Он исполнил угрозу, посвятив свою жизнь разработке тем, способных выбить человека из привычной колеи. Он писал о страхе, страдании, отчаянии. Протестовал против самоуверенного, фамильярного отношения к Богу. Он перечитал Библию и не нашел в ней оснований для душевного спокойствия. «Дружить» с Богом? «Жалеть» Бога? «Придумывать» Бога? Любая попытка объять Божество интеллектом или чувственно к нему прилепиться воспринималась датским философом как святотатство. Отчаяние для Кьеркегора — это осознание человеком скудости, неполноты конечного бытия. Какую же дерзость надо иметь, чтобы достичь дна бездны, признать не имеющим цены все, чем только можешь овладеть сам, — и решиться просить милостыни у Того, кто неизмеримо сильнее. А вдруг откажет? Ингмар Бергман осуществляет аналогичный ход, обличая позорную леность нашего сознания, правда, иными средствами. Бергман столь далек от дидактизма, сколь можно пожелать художнику. Вы никогда не услышите его за кадром. Он ставит те же вечные вопросы, но там, где у Кьеркегора вырывается вопль обнаженной страсти, Бергман молчит. Он предельно сдержан. Однако что мы получим, если очертим круг его тем?
Мир владеет человеком. Мир без объяснений насилует его чувства. Кто в силах заступиться помочь, если даже безграничная нежность любящего сердца оказывается бессильной? Жен щина — всего лишь Ева, плод радости и скорби в ее руке, но защитить от карающего гнева Хозяина Сада она не способна. В удел ей достаются муки любви, которая не спасает, безнадежной любви. Такова Катарина («Из жизни марионеток»): ее муж, утратив чувство принадлежности к живой стихии бытия, жаждет расцветить свои будни кровью любимой женщины.
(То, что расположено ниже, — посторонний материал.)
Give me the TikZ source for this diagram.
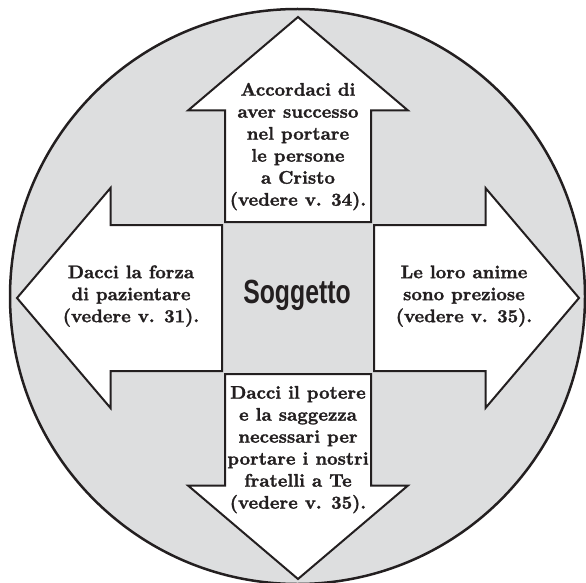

Земная любовь не уберегла его от усталости, охлаждения, «утечки» бытия — и ненависти. А Бог? Он слишком огромен, чтобы можно было обратиться к Нему простым человеческим голосом. Если око Его следит неусыпно за каждым — как вынести этот взор? Маленькая девочка исступленно плюет на подушку, где вышит Глаз. Она сходит с ума от страха («Благословенные»).
Страшнее Бога — только его отсутствие. Почему оруженосец Йонс в «Седьмой печати» столь упорно пересыпает речь богохульствами? Все новые оскорбления Господу от частого повторения не теряют ни в силе, ни в смысле: для Йонса его песенки и спичи — не просто упражнение в остроумии; они подобны заклинаниям, это вызов — зов с надеждой на ответ, надеждой, превозмогающей безверие.
Небо Севера особенно холодно, когда пусто, — должно быть, потому скандинавы полны интереса к предельному страданию. Что еще может связать, спаять мир в единое целое, как не воля Художника, следящего путь Трагического Героя?
А впрочем, нуждается ли в едином художник XX века? Раздробленность бытия приятно будоражит фантазию. Какой запас душевного здоровья надо иметь, чтобы не распадаться на части каждую минуту… Кто теперь живописует порыв, освященный поражением? Неизбежным поражением! Ведь жанр высокой трагедии со времен античности предполагает столкновение смертного с Божеством; лишь спор слабого со Всемогущим придает разыгранной истории безмерность и рождает в сердцах трепет, а катарсис одаривает блаженством примирения.